The Commissioner has not opposed the amount of fees sought by plaintiff. In this case, plaintiff submitted a timesheet, with entries broken down by various tasks performed related to the case, showing that plaintiff's counsel spent 42.4 hours on this case in 2012 and 1.5 hours in 2013, at a cost-of-living adjusted rate of $184.32, [4] for a total fee request of $8, 100.86. (ECF No. 24-2.) After an independent review of the time entries, the court finds the amount of time spent by plaintiff's counsel to be reasonable and properly supported by the time records. Furthermore, in light of the fact that plaintiff obtained a favorable judgment remanding the case for further administrative proceedings, the amount of fees sought is consistent with the result obtained.

Therefore, the court will award plaintiff EAJA attorneys' fees in the full amount of $8, 100.86. The court notes that plaintiff has executed an assignment of EAJA fees to plaintiff's counsel. (ECF No. 24-3.) However, the EAJA award must be made by this court to plaintiff, and not to counsel. See Astrue v. Ratliffe , 130 S.Ct. 2521 (2010). Nevertheless, if the government determines that plaintiff does not owe a federal debt that qualifies for offset, payment may be made in the name of plaintiff's attorney.
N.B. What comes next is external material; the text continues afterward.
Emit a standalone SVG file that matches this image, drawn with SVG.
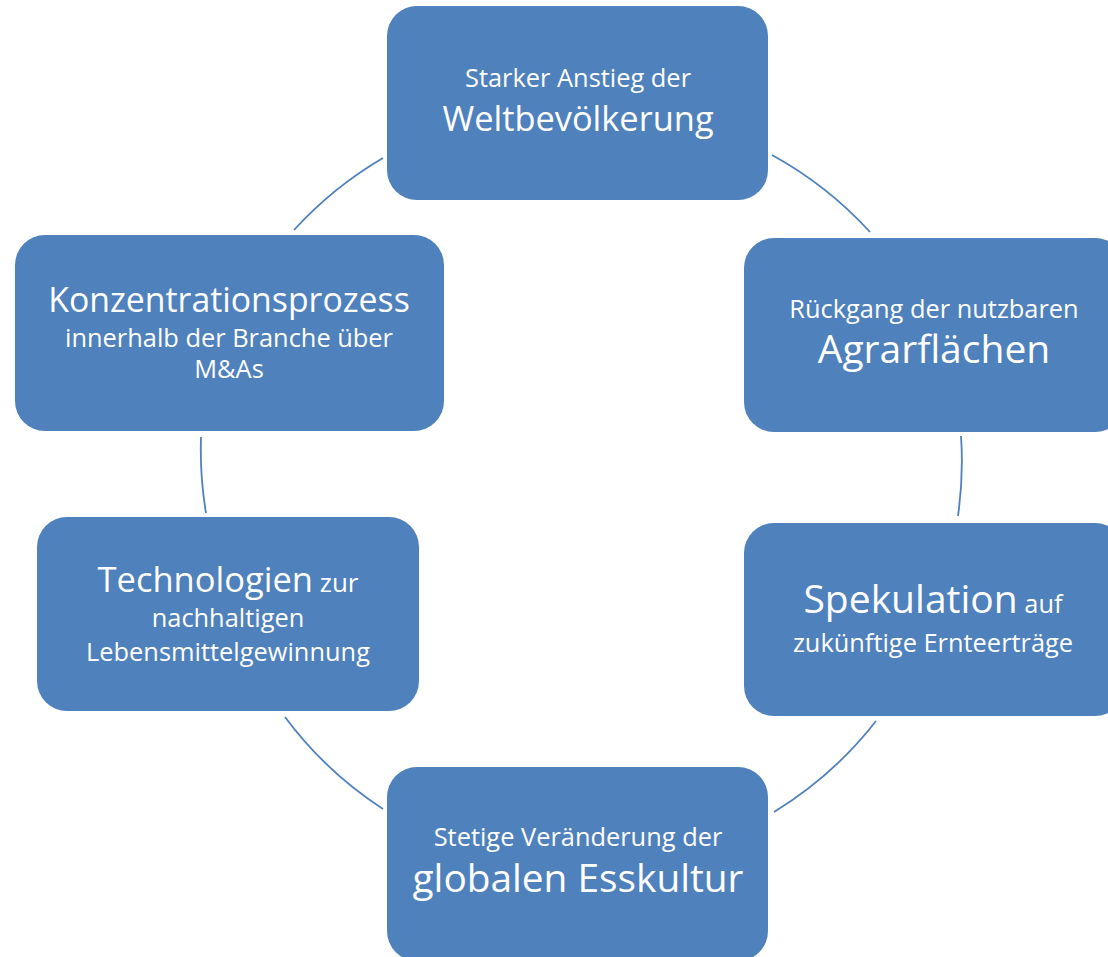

Accordingly, for the reasons outlined above, IT IS HEREBY ORDERED that:

1. Plaintiff's motion for attorneys' fees under the EAJA (ECF No. 24) is GRANTED.
2. Plaintiff is awarded attorneys' fees in the total amount of $8, 100.86 pursuant to the EAJA. If the government determines that plaintiff does not owe a federal debt that qualifies for offset, payment may be made in the name of plaintiff's attorney.